::: Data segment :::
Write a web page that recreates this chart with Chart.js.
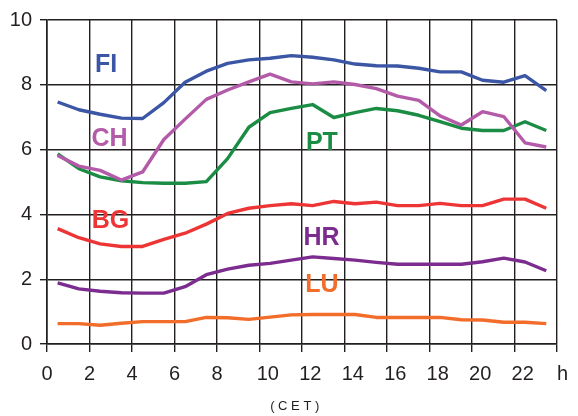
<!DOCTYPE html>
<html>
<head>
<meta charset="utf-8">
<script src="https://cdn.jsdelivr.net/npm/chart.js@4/dist/chart.umd.min.js"></script>
<style>
    html, body { margin: 0; padding: 0; background: #fff; }
    #wrap { width: 578px; height: 416px; }
</style>
</head>
<body>
<div id="wrap"><canvas id="loadChart" width="578" height="416"></canvas></div>
<script>
// Hourly values (h, CET)
const hours = [0.5, 1.5, 2.5, 3.5, 4.5, 5.5, 6.5, 7.5, 8.5, 9.5, 10.5, 11.5,
               12.5, 13.5, 14.5, 15.5, 16.5, 17.5, 18.5, 19.5, 20.5, 21.5, 22.5, 23.5];

const fi = [7.47, 7.23, 7.09, 6.97, 6.96, 7.45, 8.08, 8.42, 8.66, 8.77, 8.82, 8.90,
            8.85, 8.77, 8.64, 8.59, 8.58, 8.51, 8.40, 8.40, 8.14, 8.08, 8.28, 7.82];
const ch = [5.82, 5.49, 5.36, 5.06, 5.31, 6.31, 6.94, 7.55, 7.84, 8.09, 8.33, 8.09,
            8.03, 8.09, 8.01, 7.88, 7.65, 7.52, 7.04, 6.76, 7.17, 7.02, 6.21, 6.08];
const pt = [5.87, 5.41, 5.16, 5.04, 4.98, 4.96, 4.96, 5.01, 5.72, 6.69, 7.14, 7.27,
            7.39, 6.99, 7.14, 7.27, 7.20, 7.06, 6.86, 6.66, 6.59, 6.59, 6.86, 6.59];
const bg = [3.56, 3.28, 3.09, 3.01, 3.01, 3.23, 3.42, 3.70, 4.03, 4.19, 4.27, 4.33,
            4.27, 4.40, 4.33, 4.38, 4.27, 4.27, 4.34, 4.27, 4.27, 4.47, 4.47, 4.19];
const hr = [1.89, 1.70, 1.63, 1.58, 1.57, 1.57, 1.77, 2.14, 2.31, 2.43, 2.49, 2.59,
            2.69, 2.64, 2.59, 2.52, 2.46, 2.46, 2.46, 2.46, 2.54, 2.65, 2.53, 2.26];
const lu = [0.63, 0.63, 0.58, 0.64, 0.69, 0.69, 0.69, 0.82, 0.81, 0.76, 0.83, 0.90,
            0.91, 0.91, 0.91, 0.82, 0.82, 0.82, 0.82, 0.75, 0.74, 0.67, 0.67, 0.63];

const xTicks = [0, 2, 4, 6, 8, 10, 12, 14, 16, 18, 20, 22, 24];
const yTicks = [0, 2, 4, 6, 8, 10];

const series = [
    { name: 'FI', values: fi, color: '#3A56A5' },
    { name: 'CH', values: ch, color: '#B35AA8' },
    { name: 'PT', values: pt, color: '#1A8C44' },
    { name: 'BG', values: bg, color: '#EE3536' },
    { name: 'HR', values: hr, color: '#7B2C8E' },
    { name: 'LU', values: lu, color: '#F26C2A' }
];

// where each country name sits, in chart units (hour, value)
const nameSpots = { FI: [2.78, 8.64], CH: [2.94, 6.34], PT: [12.94, 6.23],
                    BG: [2.99, 3.83], HR: [12.92, 3.30], LU: [12.94, 1.85] };

const gridColor = '#231F20';
const font = 'Liberation Sans, Arial, sans-serif';

const seriesNames = {
    id: 'seriesNames',
    afterDatasetsDraw(chart) {
        const ctx = chart.ctx;
        const xs = chart.scales.x, ys = chart.scales.y;
        ctx.save();
        ctx.font = 'bold 25px ' + font;
        ctx.textAlign = 'center';
        ctx.textBaseline = 'middle';
        series.forEach(s => {
            const p = nameSpots[s.name];
            ctx.fillStyle = s.color;
            ctx.fillText(s.name, xs.getPixelForValue(p[0]), ys.getPixelForValue(p[1]) + 1);
        });
        ctx.restore();
    }
};

const ctx = document.getElementById('loadChart').getContext('2d');
new Chart(ctx, {
    type: 'line',
    data: {
        datasets: series.map(s => ({
            label: s.name,
            data: hours.map((h, i) => ({ x: h, y: s.values[i] })),
            borderColor: s.color,
            backgroundColor: s.color,
            borderWidth: 3.4,
            pointRadius: 0,
            tension: 0,
            borderJoinStyle: 'round',
            borderCapStyle: 'butt',
            fill: false
        }))
    },
    options: {
        responsive: false,
        animation: false,
        devicePixelRatio: 1,
        layout: { padding: { top: 17, right: 15, bottom: 0, left: 0 } },
        plugins: {
            legend: { display: false },
            tooltip: { enabled: false }
        },
        scales: {
            x: {
                type: 'linear',
                min: 0,
                max: 24,
                afterBuildTicks: scale => { scale.ticks = xTicks.map(v => ({ value: v })); },
                afterFit: scale => { scale.height = 72; },
                grid: { color: gridColor, lineWidth: 1.4, tickLength: 8, drawTicks: true },
                border: { color: gridColor, width: 1.6 },
                ticks: {
                    color: '#231F20',
                    font: { family: font, size: 20 },
                    padding: 10,
                    maxRotation: 0,
                    autoSkip: false,
                    callback: v => v === 24 ? '  h' : (v >= 10 ? '   ' + v : String(v))
                },
                title: {
                    display: true,
                    text: '( C E T )    ',
                    color: '#231F20',
                    font: { family: font, size: 13 },
                    padding: { top: 0, bottom: 2 }
                }
            },
            y: {
                min: 0,
                max: 10,
                afterBuildTicks: scale => { scale.ticks = yTicks.map(v => ({ value: v })); },
                afterFit: scale => { scale.width = 47; },
                grid: { color: gridColor, lineWidth: 1.4, tickLength: 7, drawTicks: true },
                border: { color: gridColor, width: 1.6 },
                ticks: {
                    color: '#231F20',
                    font: { family: font, size: 20 },
                    padding: 8
                }
            }
        }
    },
    plugins: [seriesNames]
});
</script>
</body>
</html>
:::
> _Stated problem_:
Working from the lines above, reproduce the material exactly and exclude its pictures.

> _Reply to the task_:
Write a web page that recreates this chart with Chart.js.
<!DOCTYPE html>
<html>
<head>
<meta charset="utf-8">
<script src="https://cdn.jsdelivr.net/npm/chart.js@4/dist/chart.umd.min.js"></script>
<style>
    html, body { margin: 0; padding: 0; background: #fff; }
    #wrap { width: 578px; height: 416px; }
</style>
</head>
<body>
<div id="wrap"><canvas id="loadChart" width="578" height="416"></canvas></div>
<script>
// Hourly values (h, CET)
const hours = [0.5, 1.5, 2.5, 3.5, 4.5, 5.5, 6.5, 7.5, 8.5, 9.5, 10.5, 11.5,
               12.5, 13.5, 14.5, 15.5, 16.5, 17.5, 18.5, 19.5, 20.5, 21.5, 22.5, 23.5];

const fi = [7.47, 7.23, 7.09, 6.97, 6.96, 7.45, 8.08, 8.42, 8.66, 8.77, 8.82, 8.90,
            8.85, 8.77, 8.64, 8.59, 8.58, 8.51, 8.40, 8.40, 8.14, 8.08, 8.28, 7.82];
const ch = [5.82, 5.49, 5.36, 5.06, 5.31, 6.31, 6.94, 7.55, 7.84, 8.09, 8.33, 8.09,
            8.03, 8.09, 8.01, 7.88, 7.65, 7.52, 7.04, 6.76, 7.17, 7.02, 6.21, 6.08];
const pt = [5.87, 5.41, 5.16, 5.04, 4.98, 4.96, 4.96, 5.01, 5.72, 6.69, 7.14, 7.27,
            7.39, 6.99, 7.14, 7.27, 7.20, 7.06, 6.86, 6.66, 6.59, 6.59, 6.86, 6.59];
const bg = [3.56, 3.28, 3.09, 3.01, 3.01, 3.23, 3.42, 3.70, 4.03, 4.19, 4.27, 4.33,
            4.27, 4.40, 4.33, 4.38, 4.27, 4.27, 4.34, 4.27, 4.27, 4.47, 4.47, 4.19];
const hr = [1.89, 1.70, 1.63, 1.58, 1.57, 1.57, 1.77, 2.14, 2.31, 2.43, 2.49, 2.59,
            2.69, 2.64, 2.59, 2.52, 2.46, 2.46, 2.46, 2.46, 2.54, 2.65, 2.53, 2.26];
const lu = [0.63, 0.63, 0.58, 0.64, 0.69, 0.69, 0.69, 0.82, 0.81, 0.76, 0.83, 0.90,
            0.91, 0.91, 0.91, 0.82, 0.82, 0.82, 0.82, 0.75, 0.74, 0.67, 0.67, 0.63];

const xTicks = [0, 2, 4, 6, 8, 10, 12, 14, 16, 18, 20, 22, 24];
const yTicks = [0, 2, 4, 6, 8, 10];

const series = [
    { name: 'FI', values: fi, color: '#3A56A5' },
    { name: 'CH', values: ch, color: '#B35AA8' },
    { name: 'PT', values: pt, color: '#1A8C44' },
    { name: 'BG', values: bg, color: '#EE3536' },
    { name: 'HR', values: hr, color: '#7B2C8E' },
    { name: 'LU', values: lu, color: '#F26C2A' }
];

// where each country name sits, in chart units (hour, value)
const nameSpots = { FI: [2.78, 8.64], CH: [2.94, 6.34], PT: [12.94, 6.23],
                    BG: [2.99, 3.83], HR: [12.92, 3.30], LU: [12.94, 1.85] };

const gridColor = '#231F20';
const font = 'Liberation Sans, Arial, sans-serif';

const seriesNames = {
    id: 'seriesNames',
    afterDatasetsDraw(chart) {
        const ctx = chart.ctx;
        const xs = chart.scales.x, ys = chart.scales.y;
        ctx.save();
        ctx.font = 'bold 25px ' + font;
        ctx.textAlign = 'center';
        ctx.textBaseline = 'middle';
        series.forEach(s => {
            const p = nameSpots[s.name];
            ctx.fillStyle = s.color;
            ctx.fillText(s.name, xs.getPixelForValue(p[0]), ys.getPixelForValue(p[1]) + 1);
        });
        ctx.restore();
    }
};

const ctx = document.getElementById('loadChart').getContext('2d');
new Chart(ctx, {
    type: 'line',
    data: {
        datasets: series.map(s => ({
            label: s.name,
            data: hours.map((h, i) => ({ x: h, y: s.values[i] })),
            borderColor: s.color,
            backgroundColor: s.color,
            borderWidth: 3.4,
            pointRadius: 0,
            tension: 0,
            borderJoinStyle: 'round',
            borderCapStyle: 'butt',
            fill: false
        }))
    },
    options: {
        responsive: false,
        animation: false,
        devicePixelRatio: 1,
        layout: { padding: { top: 17, right: 15, bottom: 0, left: 0 } },
        plugins: {
            legend: { display: false },
            tooltip: { enabled: false }
        },
        scales: {
            x: {
                type: 'linear',
                min: 0,
                max: 24,
                afterBuildTicks: scale => { scale.ticks = xTicks.map(v => ({ value: v })); },
                afterFit: scale => { scale.height = 72; },
                grid: { color: gridColor, lineWidth: 1.4, tickLength: 8, drawTicks: true },
                border: { color: gridColor, width: 1.6 },
                ticks: {
                    color: '#231F20',
                    font: { family: font, size: 20 },
                    padding: 10,
                    maxRotation: 0,
                    autoSkip: false,
                    callback: v => v === 24 ? '  h' : (v >= 10 ? '   ' + v : String(v))
                },
                title: {
                    display: true,
                    text: '( C E T )    ',
                    color: '#231F20',
                    font: { family: font, size: 13 },
                    padding: { top: 0, bottom: 2 }
                }
            },
            y: {
                min: 0,
                max: 10,
                afterBuildTicks: scale => { scale.ticks = yTicks.map(v => ({ value: v })); },
                afterFit: scale => { scale.width = 47; },
                grid: { color: gridColor, lineWidth: 1.4, tickLength: 7, drawTicks: true },
                border: { color: gridColor, width: 1.6 },
                ticks: {
                    color: '#231F20',
                    font: { family: font, size: 20 },
                    padding: 8
                }
            }
        }
    },
    plugins: [seriesNames]
});
</script>
</body>
</html>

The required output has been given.